At Meta’s annual shareholder meeting this week, Zuckerberg also said that entering the cloud computing market is something the company is actively considering, a move that would place it in direct competition with Amazon Web Services, Microsoft Azure and Google Cloud.
The 5 ventures that did not work out
The challenge is that Meta has tried to build outside advertising before, repeatedly, and the results have not been encouraging.
Portal (2018): The video calling home device launched with considerable fanfare but found little consumer enthusiasm. Meta pulled it from the market in 2022, four years after its debut.
Oculus and virtual reality (2014): Meta acquired VR hardware startup Oculus for $2 billion over a decade ago. Despite years of investment and rebranding its entire corporate identity around the metaverse concept, its Reality Labs division has piled up more than $80 billion in operating losses since late 2020, with no breakout product to show for it.
Libra cryptocurrency (2019): Zuckerberg unveiled an ambitious cryptocurrency initiative called Libra, which drew swift and intense regulatory backlash from governments around the world. The last remnants of the project were shut down in 2022.
Workplace (2016): Facebook launched a business focused team communication tool called Workplace to compete in the enterprise software space. The company announced in 2024 that it would discontinue the service entirely.
Metaverse hardware (ongoing pivot): After betting heavily on virtual reality, Reality Labs has quietly shifted much of its focus toward AI-powered smart glasses, developed in partnership with EssilorLuxottica under the Ray-Ban Meta brand. That product has been one of the company’s rare hardware bright spots.

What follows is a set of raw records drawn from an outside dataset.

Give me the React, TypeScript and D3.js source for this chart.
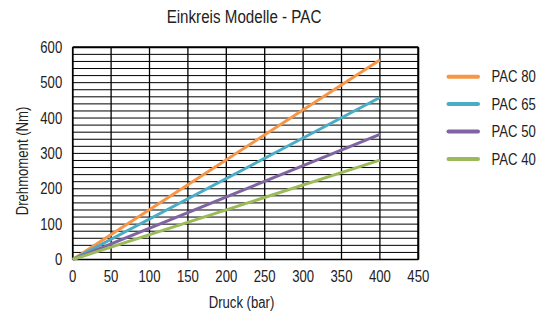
import React from "react";
import * as d3 from "d3";

// values
const pressure = [0, 400];
const seriesNames = ["PAC 80", "PAC 65", "PAC 50", "PAC 40"];
const pac80 = [0, 564];
const pac65 = [0, 458];
const pac50 = [0, 354];
const pac40 = [0, 281];
const colors = ["#F79646", "#4BACC6", "#8064A2", "#9BBB59"];
const xTickLabels = [0, 50, 100, 150, 200, 250, 300, 350, 400, 450];
const yTickLabels = [0, 100, 200, 300, 400, 500, 600];

const W = 551;
const H = 315;
const margin = { top: 47.3, right: 132.7, bottom: 55.5, left: 72.7 };
const font = "'Liberation Sans', Arial, sans-serif";
const SQUEEZE = 0.82; // reference text is a narrow face

// text squeezed horizontally to look like a narrow font
const Txt = ({
  x,
  y,
  size = 16,
  anchor = "start",
  rotate = 0,
  dy,
  children,
}: {
  x: number;
  y: number;
  size?: number;
  anchor?: string;
  rotate?: number;
  dy?: string;
  children: React.ReactNode;
}) => (
  <text
    transform={`translate(${x},${y}) rotate(${rotate}) scale(${SQUEEZE},1)`}
    textAnchor={anchor}
    dy={dy}
    fontFamily={font}
    fontSize={size}
    fill="#222"
  >
    {children}
  </text>
);

export default function App() {
  const innerW = W - margin.left - margin.right;
  const innerH = H - margin.top - margin.bottom;

  const x = d3.scaleLinear().domain([0, 450]).range([0, innerW]);
  const y = d3.scaleLinear().domain([0, 600]).range([innerH, 0]);

  const series = [pac80, pac65, pac50, pac40].map((vals, i) => ({
    name: seriesNames[i],
    color: colors[i],
    points: vals.map((v, j) => [pressure[j], v] as [number, number]),
  }));

  const line = d3
    .line<[number, number]>()
    .x((d) => x(d[0]))
    .y((d) => y(d[1]));

  // minor horizontal grid every 20 Nm
  const hGrid = d3.range(0, 601, 20);

  return (
    <svg
      width={W}
      height={H}
      style={{ position: "absolute", left: 0, top: 0, background: "#fff" }}
    >
      <Txt x={244} y={23} size={18.5} anchor="middle">
        Einkreis Modelle - PAC
      </Txt>

      <g transform={`translate(${margin.left},${margin.top})`}>
        {hGrid.map((t) => (
          <line
            key={"h" + t}
            x1={0}
            x2={innerW}
            y1={y(t)}
            y2={y(t)}
            stroke="#000"
            strokeWidth={1}
          />
        ))}
        {xTickLabels.map((t) => (
          <line
            key={"v" + t}
            x1={x(t)}
            x2={x(t)}
            y1={0}
            y2={innerH}
            stroke="#000"
            strokeWidth={1.3}
          />
        ))}
        {/* frame */}
        <line x1={0} x2={innerW} y1={0} y2={0} stroke="#000" strokeWidth={2} />
        <line x1={innerW} x2={innerW} y1={0} y2={innerH} stroke="#000" strokeWidth={2} />
        <line x1={0} x2={0} y1={0} y2={innerH} stroke="#000" strokeWidth={1.6} />
        <line x1={0} x2={innerW} y1={innerH} y2={innerH} stroke="#000" strokeWidth={1.6} />

        {series.map((s) => (
          <path
            key={s.name}
            d={line(s.points) || ""}
            fill="none"
            stroke={s.color}
            strokeWidth={3}
          />
        ))}

        {xTickLabels.map((t) => (
          <Txt key={"xl" + t} x={x(t)} y={innerH + 22} anchor="middle">
            {t}
          </Txt>
        ))}
        {yTickLabels.map((t) => (
          <Txt key={"yl" + t} x={-10.5} y={y(t)} dy="0.35em" anchor="end">
            {t}
          </Txt>
        ))}

        <Txt x={innerW / 2 - 4} y={innerH + 48.5} anchor="middle">
          Druck (bar)
        </Txt>
      </g>

      <text
        transform={`translate(28,161) rotate(-90) scale(${SQUEEZE},1)`}
        textAnchor="middle"
        fontFamily={font}
        fontSize={16}
        fill="#222"
      >
        Drehmoment (Nm)
      </text>

      <g transform="translate(447,76.7)">
        {series.map((s, i) => (
          <g key={s.name} transform={`translate(0,${i * 27.4})`}>
            <line
              x1={1.5}
              x2={31}
              y1={0}
              y2={0}
              stroke={s.color}
              strokeWidth={4}
              strokeLinecap="round"
            />
            <Txt x={44.5} y={0} dy="0.35em">
              {s.name}
            </Txt>
          </g>
        ))}
      </g>
    </svg>
  );
}
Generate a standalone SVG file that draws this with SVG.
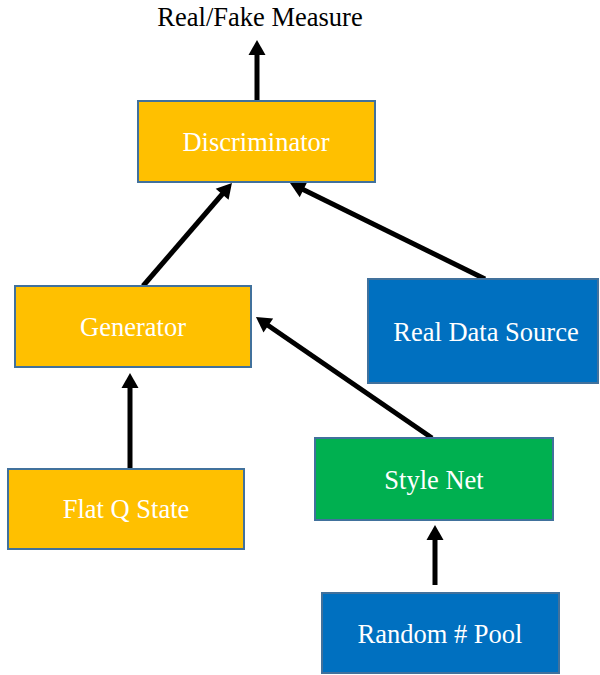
<svg xmlns="http://www.w3.org/2000/svg" width="600" height="675" viewBox="0 0 600 675">
<style>
.box{stroke:#41719C;stroke-width:2}
.o{fill:#FFC000}.b{fill:#0070C0}.g{fill:#00B050}
.lbl{font-family:"Liberation Serif","Times New Roman",serif;font-size:26.5px;fill:#FFFFFF;text-anchor:middle}
.title{font-family:"Liberation Serif","Times New Roman",serif;font-size:26.5px;fill:#000000;text-anchor:middle}
.arr{stroke:#000;stroke-width:5;fill:none;marker-end:url(#ah)}
</style>
<defs>
<marker id="ah" markerUnits="userSpaceOnUse" markerWidth="17" markerHeight="17" refX="5" refY="8.5" orient="auto" overflow="visible">
<path d="M0,0 L15,8.5 L0,17 Z" fill="#000"/>
</marker>
</defs>
<rect width="600" height="675" fill="#FFFFFF"/>
<text class="title" x="260" y="26">Real/Fake Measure</text>
<g id="connectors">
<line class="arr" x1="257" y1="101" x2="257" y2="50"/>
<line class="arr" x1="130" y1="469" x2="130" y2="383"/>
<line class="arr" x1="435" y1="585" x2="435" y2="535"/>
<line class="arr" x1="432" y1="438" x2="264.2" y2="322.7"/>
<line class="arr" x1="143" y1="286" x2="225.4" y2="190.5"/>
<line class="arr" x1="485" y1="279" x2="299" y2="187.4"/>
</g>
<g id="discriminator">
<rect class="box o" x="138" y="101" width="237" height="81"/>
<text class="lbl" x="256" y="151">Discriminator</text>
</g>
<g id="generator">
<rect class="box o" x="15" y="286" width="236" height="81"/>
<text class="lbl" x="133" y="336">Generator</text>
</g>
<g id="flat-q-state">
<rect class="box o" x="8" y="469" width="236" height="80"/>
<text class="lbl" x="126" y="518">Flat Q State</text>
</g>
<g id="real-data-source">
<rect class="box b" x="368" y="279" width="230" height="104"/>
<text class="lbl" x="486" y="341">Real Data Source</text>
</g>
<g id="style-net">
<rect class="box g" x="315" y="438" width="238" height="82"/>
<text class="lbl" x="434" y="489">Style Net</text>
</g>
<g id="random-pool">
<rect class="box b" x="322" y="593" width="237" height="80"/>
<text class="lbl" x="440" y="643">Random # Pool</text>
</g>
</svg>
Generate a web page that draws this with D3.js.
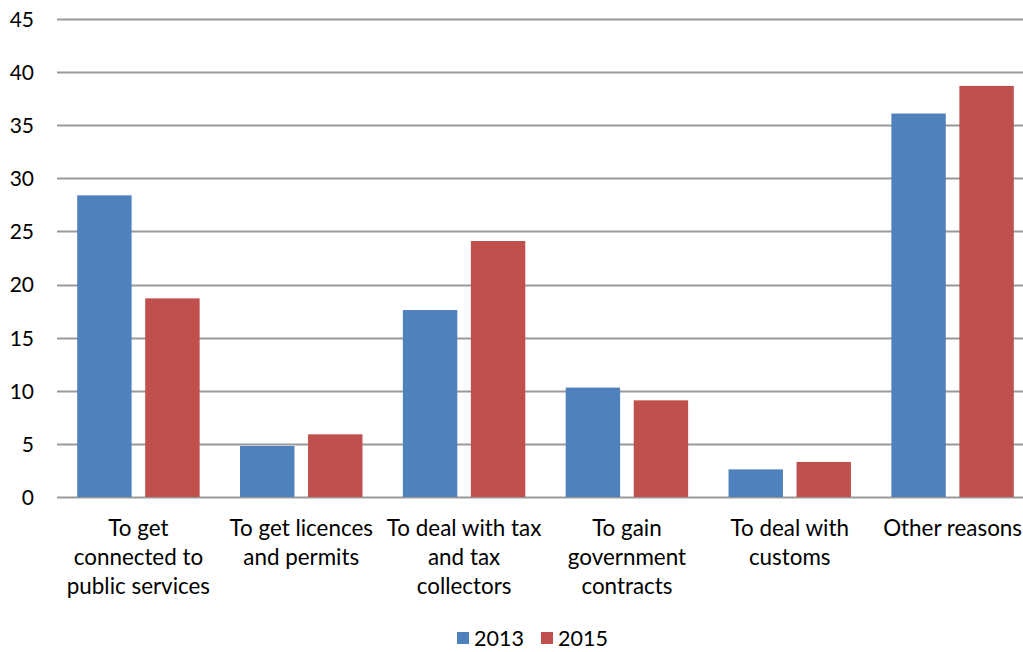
<!DOCTYPE html>
<html>
<head>
<meta charset="utf-8">
<script src="https://cdn.jsdelivr.net/npm/d3@7"></script>
<style>
  html, body { margin: 0; padding: 0; background: #fff; overflow: hidden; }
  svg { display: block; font-family: Lato, "Liberation Sans", sans-serif; }
</style>
</head>
<body>
<svg id="chart" width="1023" height="652"></svg>
<script>
// Reasons for bribery, share of responses (%)
const categories = [
  ["To get", "connected to", "public services"],
  ["To get licences", "and permits"],
  ["To deal with tax", "and tax", "collectors"],
  ["To gain", "government", "contracts"],
  ["To deal with", "customs"],
  ["Other reasons"]
];
const seriesNames = ["2013", "2015"];
const values2013 = [28.4, 4.8, 17.6, 10.3, 2.6, 36.1];
const values2015 = [18.7, 5.9, 24.1, 9.1, 3.3, 38.7];
const yTicks = [0, 5, 10, 15, 20, 25, 30, 35, 40, 45];
const colors = ["#4F81BD", "#C0504D"];

const svg = d3.select("#chart");
const W = 1023;
const plotLeft = 57, plotRight = 1034, plotTop = 19, plotBottom = 497;

const x = d3.scaleBand()
  .domain(d3.range(categories.length))
  .range([plotLeft, plotRight]);

const x1 = d3.scaleBand()
  .domain(seriesNames)
  .range([0, x.bandwidth()])
  .paddingInner(0.2)
  .paddingOuter(0.297);

const y = d3.scaleLinear()
  .domain([0, 45])
  .range([plotBottom, plotTop]);

// Gridlines
svg.append("g")
  .selectAll("line")
  .data(yTicks)
  .join("line")
  .attr("x1", plotLeft)
  .attr("x2", W)
  .attr("y1", d => Math.round(y(d)) + 0.5)
  .attr("y2", d => Math.round(y(d)) + 0.5)
  .attr("stroke", "#999")
  .attr("stroke-width", 2);

// Y axis labels
const yAxis = d3.axisLeft(y).tickValues(yTicks).tickSize(0).tickPadding(0);
const gy = svg.append("g")
  .attr("transform", "translate(34,0)")
  .call(yAxis);
gy.select(".domain").remove();
gy.selectAll("text")
  .attr("font-size", 21)
  .attr("fill", "#000")
  .attr("font-family", "Lato, sans-serif")
  .attr("dy", "0.35em");

// Bars
const seriesData = [values2013, values2015];
const groups = svg.append("g")
  .selectAll("g")
  .data(seriesData)
  .join("g")
  .attr("fill", (d, i) => colors[i]);

groups.selectAll("rect")
  .data((vals, si) => vals.map((v, ci) => ({ v, ci, s: seriesNames[si] })))
  .join("rect")
  .attr("x", d => x(d.ci) + x1(d.s))
  .attr("width", x1.bandwidth())
  .attr("y", d => y(d.v))
  .attr("height", d => plotBottom - y(d.v));

// Category labels
const labels = svg.append("g")
  .selectAll("text")
  .data(categories)
  .join("text")
  .attr("text-anchor", "middle")
  .attr("font-size", 22.4)
  .attr("fill", "#000")
  .attr("transform", (d, i) => `translate(${x(i) + x.bandwidth() / 2},528)`);

labels.selectAll("tspan")
  .data(d => d)
  .join("tspan")
  .attr("x", 0)
  .attr("y", (d, i) => i * 29)
  .attr("dy", "0.35em")
  .text(d => d);

// Legend
const legend = svg.append("g").attr("transform", "translate(457,638)");
const legendItems = legend.selectAll("g")
  .data(seriesNames)
  .join("g")
  .attr("transform", (d, i) => `translate(${i * 84},0)`);
legendItems.append("rect")
  .attr("x", 0).attr("y", -6)
  .attr("width", 12).attr("height", 12)
  .attr("fill", (d, i) => colors[i]);
legendItems.append("text")
  .attr("x", 17)
  .attr("dy", "0.35em")
  .attr("font-size", 21.5)
  .attr("fill", "#000")
  .text(d => d);
</script>
</body>
</html>
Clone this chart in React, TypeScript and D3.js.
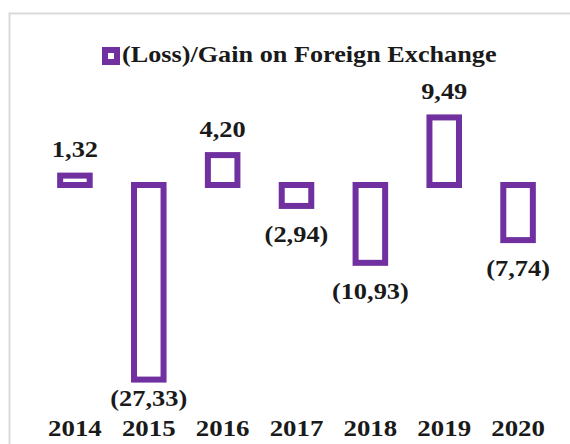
import React from "react";
import * as d3 from "d3";

const years = ["2014", "2015", "2016", "2017", "2018", "2019", "2020"];
const values = [1.32, -27.33, 4.2, -2.94, -10.93, 9.49, -7.74];
const labels = ["1,32", "(27,33)", "4,20", "(2,94)", "(10,93)", "9,49", "(7,74)"];
const seriesName = "(Loss)/Gain on Foreign Exchange";

const W = 570;
const H = 444;
const PURPLE = "#7030a0";
const FONT = "'Liberation Serif', 'Times New Roman', serif";
const TEXT = "#1a1a1a";

function SText({ x, y, size, sx, anchor, children }: { x: number; y: number; size: number; sx: number; anchor: string; children: React.ReactNode }) {
  return (
    <g transform={`translate(${x},${y}) scale(${sx},1)`}>
      <text x={0} y={0} textAnchor={anchor as any} fontFamily={FONT} fontWeight="bold" fontSize={size} fill={TEXT}>
        {children}
      </text>
    </g>
  );
}

export default function App() {
  const x = d3.scaleBand<string>().domain(years).range([38, 555]).paddingInner(0.6).paddingOuter(0.3);
  const y = d3.scaleLinear().domain([-30, 10]).range([398.6, 113.8]);
  const bw = x.bandwidth();
  const y0 = y(0);

  return (
    <svg width={W} height={H} style={{ position: "fixed", left: 0, top: 0, background: "#fff" }}>
      <rect x={0} y={0} width={W} height={H} fill="#fff" />
      <rect x={9.5} y={13.5} width={700} height={600} fill="none" stroke="#d9d9d9" strokeWidth={2} />
      {/* legend */}
      <rect x={105} y={50} width={12} height={12} fill="#fff" stroke={PURPLE} strokeWidth={6} />
      <SText x={122} y={62} size={23} sx={1.14} anchor="start">
        {seriesName}
      </SText>
      {values.map((v, i) => {
        const xx = x(years[i])!;
        const top = Math.min(y(v), y0);
        const h = Math.abs(y(v) - y0);
        const cx = xx + bw / 2;
        const ly = v >= 0 ? y(v) - 18.5 : Math.min(y(v) + 36, 406);
        return (
          <g key={years[i]}>
            <rect x={xx} y={top} width={bw} height={h} fill="#fff" stroke={PURPLE} strokeWidth={6} />
            <SText x={cx} y={ly} size={24} sx={1.1} anchor="middle">
              {labels[i]}
            </SText>
          </g>
        );
      })}
      {years.map((yr) => (
        <SText key={yr} x={x(yr)! + bw / 2} y={436} size={24} sx={1.12} anchor="middle">
          {yr}
        </SText>
      ))}
    </svg>
  );
}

Why analysts are divided on what comes next
Despite the long list of setbacks, some on Wall Street are cautiously optimistic about the AI subscription push. Analysts at Wolfe Research projected this week that subscription revenue could contribute as much as $3 billion to Meta’s total for 2027, potentially growing to $16 billion by 2030. Meta’s stock climbed nearly 4% on Wednesday after the subscription announcements were made public.
Those figures, while promising in isolation, would still represent a relatively small slice of a company that generates more than $200 billion in annual revenue. The core ad business remains dominant, and analysts note that Meta’s very success in advertising may work against it when trying to cultivate something new.
Observers point out that divisions with enormous margins tend to crowd out internal enthusiasm for smaller, slower growth efforts. Some industry watchers argue that the subscription push could still succeed not by replacing advertising, but by feeding it. If subscription plans attract more creators and power users to Meta’s platforms, the result could be more content, longer engagement sessions and, ultimately, stronger advertising performance.
The cloud challenge is a different beast entirely
The potential cloud computing play presents a far steeper climb. Meta has been pouring money into AI infrastructure at a staggering rate, raising its 2026 capital expenditure guidance to between $125 billion and $145 billion. Zuckerberg has suggested that if the company ends up with excess data center capacity, offering cloud services could be a logical next step.
Industry analysts are skeptical. The established cloud leaders have spent years building out deep technical ecosystems, enterprise relationships and service portfolios that cannot be assembled quickly. Telecom companies that once attempted similar pivots, betting their vast network and data center resources would translate into cloud businesses, were largely unsuccessful across multiple markets and time periods.
Meta declined to comment on its plans.